During school breaks when each girl disappeared to wherever she had originally come from, Ann and I plus our small circle of friends wrote to each other long, long thick, thick letters. I sent mine off and waited for the responses, deliciously thick fat stuffed envelopes that the mailman pushed through the brass slot in the white front door, letters that plopped to the floor in the tiny front hall with its black and white checkerboard floor, perfect for playing Jacks.

My friends and I were Olympic-level Jacks players.

Back at school, in the evenings, after dinner and before bed, we were let loose, crowds of us in the long, high-ceilinged hall to play. Children ran, played tag, hide-and-seek, house – clumps of girls, each involved in its own world.

First we played Addams Family, a game I had been playing with other friends back in the States. But now we were onto something much more grown-up: Jacks.

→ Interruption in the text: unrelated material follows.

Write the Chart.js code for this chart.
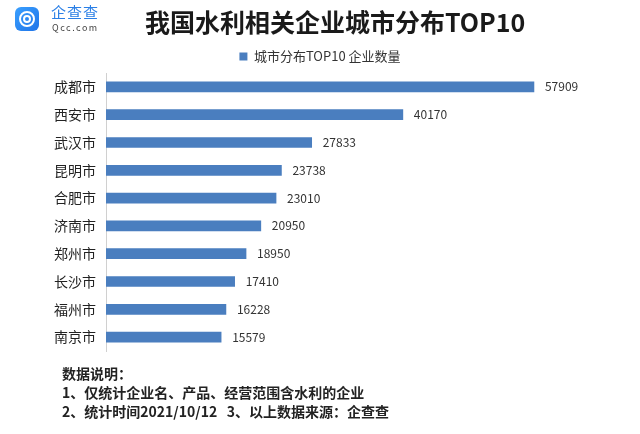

The satisfying weight of the jacks, swept up with one hand, or flipped elegantly to the back of the hand then back to the palm, as the other hand caught the ball on its first bounce. It was a game to become proficient at, one we played night after night – Ann, Nicola, Lucy Ann, Madeleine and I – with possible visits from second-tier friends, sitting on the floor, each girl taking her turn.

Until Lucy Ann upped the ante, bringing a new game back from the holidays. Stones.

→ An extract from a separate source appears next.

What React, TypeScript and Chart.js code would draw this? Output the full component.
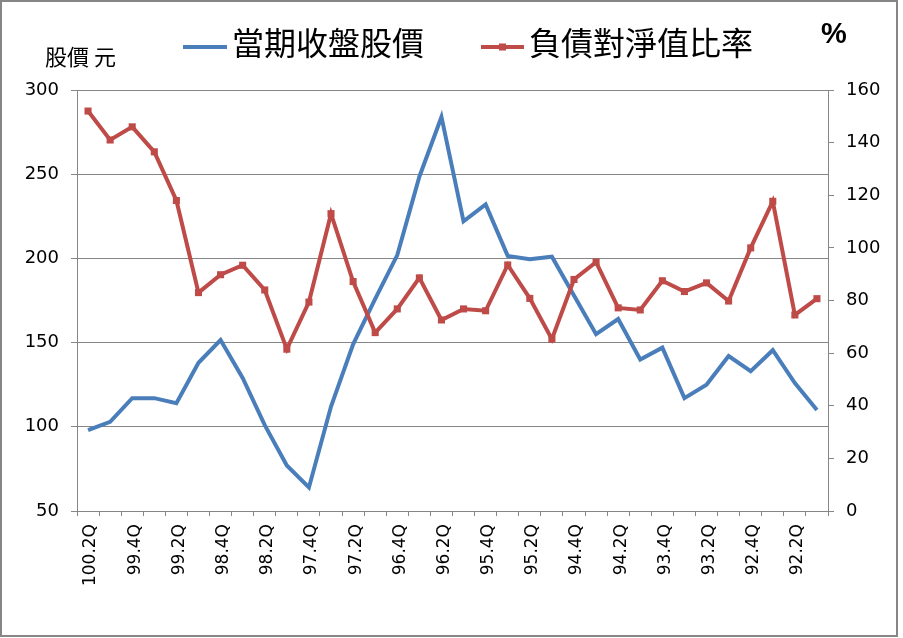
import React, { useEffect, useRef } from "react";
import { Chart, registerables } from "chart.js";

Chart.register(...registerables);

const categories = [
  "100.2Q", "100.1Q", "99.4Q", "99.3Q", "99.2Q", "99.1Q", "98.4Q", "98.3Q", "98.2Q", "98.1Q",
  "97.4Q", "97.3Q", "97.2Q", "97.1Q", "96.4Q", "96.3Q", "96.2Q", "96.1Q", "95.4Q", "95.3Q",
  "95.2Q", "95.1Q", "94.4Q", "94.3Q", "94.2Q", "94.1Q", "93.4Q", "93.3Q", "93.2Q", "93.1Q",
  "92.4Q", "92.3Q", "92.2Q", "92.1Q",
];

const closingPrice = [
  98, 103, 117, 117, 114, 138, 151.5, 129, 101, 77,
  64, 112, 149, 176, 202, 248.5, 284, 222, 232, 201.5,
  199.5, 201, 178, 155, 164, 140, 147, 117, 125, 142,
  133, 145.5, 126, 110,
];

const debtRatio = [
  152, 141, 146, 136.5, 118, 83, 89.8, 93.4, 84, 61.5,
  79.4, 113, 87.2, 67.8, 76.8, 88.6, 72.6, 76.8, 76.1, 93.5,
  80.8, 65.3, 88, 94.6, 77.2, 76.4, 87.5, 83.4, 86.7, 79.8,
  100, 117.7, 74.5, 80.7,
];

const priceLabel = "當期收盤股價";
const ratioLabel = "負債對淨值比率";
const leftTitle = "股價 元";
const rightTitle = "%";

const BLUE = "#4A7EBB";
const RED = "#BE4B48";
const GRID = "#868686";
const W = 903;
const H = 638;

const overlayPlugin = {
  id: "overlay",
  afterDraw(chart: any) {
    const ctx = chart.ctx;
    ctx.save();
    // border
    ctx.strokeStyle = GRID;
    ctx.lineWidth = 2;
    ctx.strokeRect(1, 1, 896, 635);

    // legend
    ctx.lineCap = "butt";
    ctx.lineWidth = 4;
    ctx.strokeStyle = BLUE;
    ctx.beginPath();
    ctx.moveTo(183, 47);
    ctx.lineTo(227, 47);
    ctx.stroke();

    ctx.strokeStyle = RED;
    ctx.beginPath();
    ctx.moveTo(481, 47);
    ctx.lineTo(524, 47);
    ctx.stroke();
    ctx.fillStyle = RED;
    ctx.fillRect(499, 43.5, 7, 7);

    ctx.fillStyle = "#000";
    ctx.textBaseline = "middle";
    ctx.textAlign = "left";
    ctx.font = '32px "Noto Sans CJK TC"';
    ctx.fillText(priceLabel, 232, 43);
    ctx.fillText(ratioLabel, 529, 43);

    ctx.font = '22px "Noto Sans CJK TC"';
    ctx.fillText(leftTitle, 45, 57);

    ctx.font = 'bold 29px "Liberation Sans"';
    ctx.fillText(rightTitle, 821, 35);
    ctx.restore();
  },
};

export default function App() {
  const ref = useRef<HTMLCanvasElement | null>(null);
  useEffect(() => {
    if (!ref.current) return;
    const chart = new Chart(ref.current, {
      type: "line",
      data: {
        labels: categories,
        datasets: [
          {
            label: priceLabel,
            data: closingPrice,
            yAxisID: "y",
            borderColor: BLUE,
            backgroundColor: BLUE,
            borderWidth: 4,
            pointRadius: 0,
            tension: 0,
            order: 1,
          },
          {
            label: ratioLabel,
            data: debtRatio,
            yAxisID: "y1",
            borderColor: RED,
            backgroundColor: RED,
            borderWidth: 4,
            pointStyle: "rect",
            pointRadius: 5,
            pointBorderWidth: 0,
            pointBackgroundColor: RED,
            tension: 0,
            order: 0,
          },
        ],
      },
      options: {
        responsive: false,
        animation: false,
        devicePixelRatio: 1,
        layout: { padding: { top: 90, left: 0, right: 0, bottom: 0 } },
        plugins: {
          legend: { display: false },
          tooltip: { enabled: false },
          title: { display: false },
        },
        scales: {
          x: {
            type: "category",
            offset: true,
            grid: {
              offset: true,
              drawOnChartArea: false,
              drawTicks: true,
              tickLength: 5,
              color: GRID,
            },
            border: { color: GRID, width: 1 },
            ticks: {
              autoSkip: false,
              maxRotation: 90,
              minRotation: 90,
              padding: 8,
              labelOffset: 3,
              color: "#000",
              font: { family: "DejaVu Sans", size: 17 },
              callback: (_v: any, i: number) => (i % 2 === 0 ? categories[i] : ""),
            },
            afterFit: (s: any) => {
              s.height = 127;
            },
          },
          y: {
            position: "left",
            min: 50,
            max: 300,
            grid: { color: GRID, tickLength: 6, lineWidth: 1 },
            border: { color: GRID, width: 1 },
            ticks: {
              stepSize: 50,
              padding: 12,
              color: "#000",
              font: { family: "DejaVu Sans", size: 18 },
            },
            afterFit: (s: any) => {
              s.width = 77;
            },
          },
          y1: {
            position: "right",
            min: 0,
            max: 160,
            grid: { drawOnChartArea: false, color: GRID, tickLength: 6 },
            border: { color: GRID, width: 1 },
            ticks: {
              stepSize: 20,
              padding: 12,
              color: "#000",
              font: { family: "DejaVu Sans", size: 18 },
            },
            afterFit: (s: any) => {
              s.width = W - 828;
            },
          },
        },
      },
      plugins: [overlayPlugin],
    });
    return () => chart.destroy();
  }, []);

  return (
    <div style={{ position: "absolute", left: 0, top: 0, width: W, height: H, background: "#fff" }}>
      <canvas ref={ref} width={W} height={H} style={{ width: W, height: H, display: "block" }} />
    </div>
  );
}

No rubber ball in Stones. Just stones. Stones gathered from outside. In Jacks you had the leisurely time of a rubber ball that would touch the floor and bounce back up to be caught. A stone, tossed in the air, had to be caught before it hit the floor, while some acrobatic was performed with the other stones, the other hand.

We climbed on board. After all, Lucy Ann had brought this game. Lucy Ann was my real favorite. Her face was unusually pretty, like a doll, and her singular talent, setting her apart from anyone I had ever known, was her grown-up singing voice, louder and more confident than anyone else’s, sounding like an adult’s. But it wasn’t just the prettiness and the voice, she was the most interesting, the one who saw movies during school holidays like The Good, The Bad and The Ugly, movies my parents would not think to take me to. Her parents were divorced,. Sometimes she was with her dad, sometimes with her mother. She had an older brother. Her life at home more adult-sounding than mine. 

So I pushed to master Stones, but Stones was not a good-natured friend like Jacks. Stones had a harshness to it, a feeling of having to grit your teeth, but there was no going back. I had to keep up.